Although Big Data is mainly used commercially to help businesses target their marketing initiatives, humanitarian initiatives have sprung up as well. Although it was eventually deemed a failure, I loved the idea behind Google Flu Trends. The idea here was that Google would be able to track the spread of the flu based on search queries. Even though there are over 3.5 billion search queries on Google every day, search habits and queries aren’t enough to predict the flu and don’t even begin to scrape the surface of everything that makes up big data.
So if Big Data is really so amazing, what exactly is it, how does it work, and why should individuals who don’t work at Google or the NSA care?

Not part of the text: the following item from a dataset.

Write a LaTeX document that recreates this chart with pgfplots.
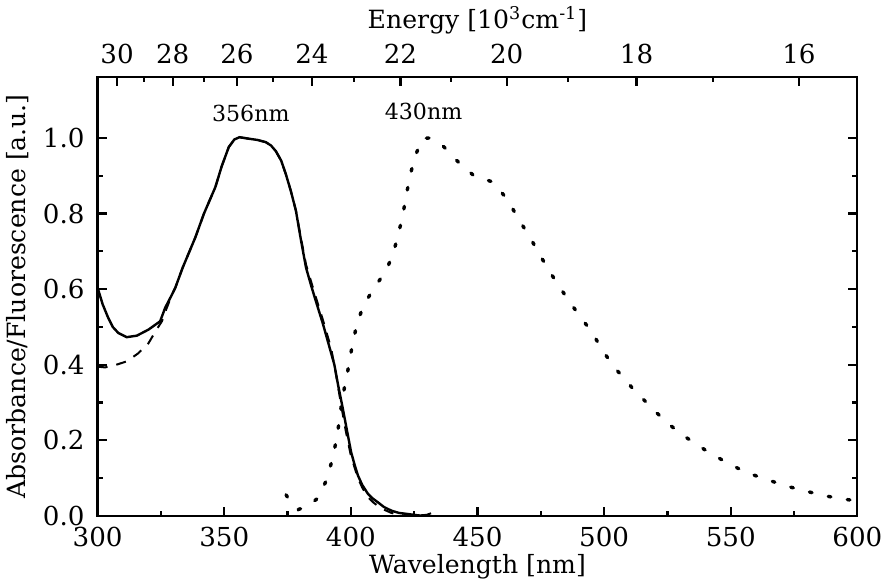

When I first started researching Big Data, data science, and analytical tools, I learned that knowledge about it was very marginalized. There was a huge gap between average citizens and data scientists and analysts. Every thing I read was hidden beneath industry jargon, overly complex models, and of course, more buzzwords and concepts that I didn’t fully understand. It’s almost as if the world of Big Data and data science was a secret society that was careful not to let any outsiders in. My goal with this post is to push aside the hype and buzz, and explain Big Data as simply and concisely as possible.
What is it?
Essentially, Big Data is a combination of structured and unstructured data. So it’s just a lot of information, so much information that traditional software and hardware can’t process it. It’s doesn’t only contain standard data, like your name and phone number, but it also includes things like how many friends you have on Facebook, transactional data from when you swipe a credit card, being captured by video surveillance at a gas station, how often you use your phone, your eye patterns when looking at a website or billboard, and more. It is dynamic and real-time information that comes from an unlimited variety of sources. So you can imagine that a lot of data is being created constantly. In fact, more data was created in the last two years than in all of history combined. We’re talking 1.8 zettabytes (10 to the 12th gigabytes) every two days. The term Big Data has also began to refer to the process of analyzing this data, as well as the companies that do so. Although it can be tricky to define, the name itself, Big Data, actually does a pretty good job describing it: it’s really just a ton of data in all different forms.
How does it work?
The reason that Big Data is a thing now is because it’s getting cheaper and cheaper to store information. But before companies can store data, they have to mine it. Some ways are pretty straightforward: we know that Google stores our search queries, but some ways are a little bit sketchier. For example, any website that has the option to “Share” or “Like” on Facebook is sharing that information with Facebook, even if you don’t hit either button. Many mobile applications also use services like Tea Leaf, which actually records video of your screen when using an application so that analysts can play back the video to improve the user experience. It is not uncommon for companies to leave Floodlights embedded in the code of their website to capture/report the actions of users after visiting their website. Although many methods for extracting data do raise concerns about cyber security, they are mostly used for harmless attempts to advertise products.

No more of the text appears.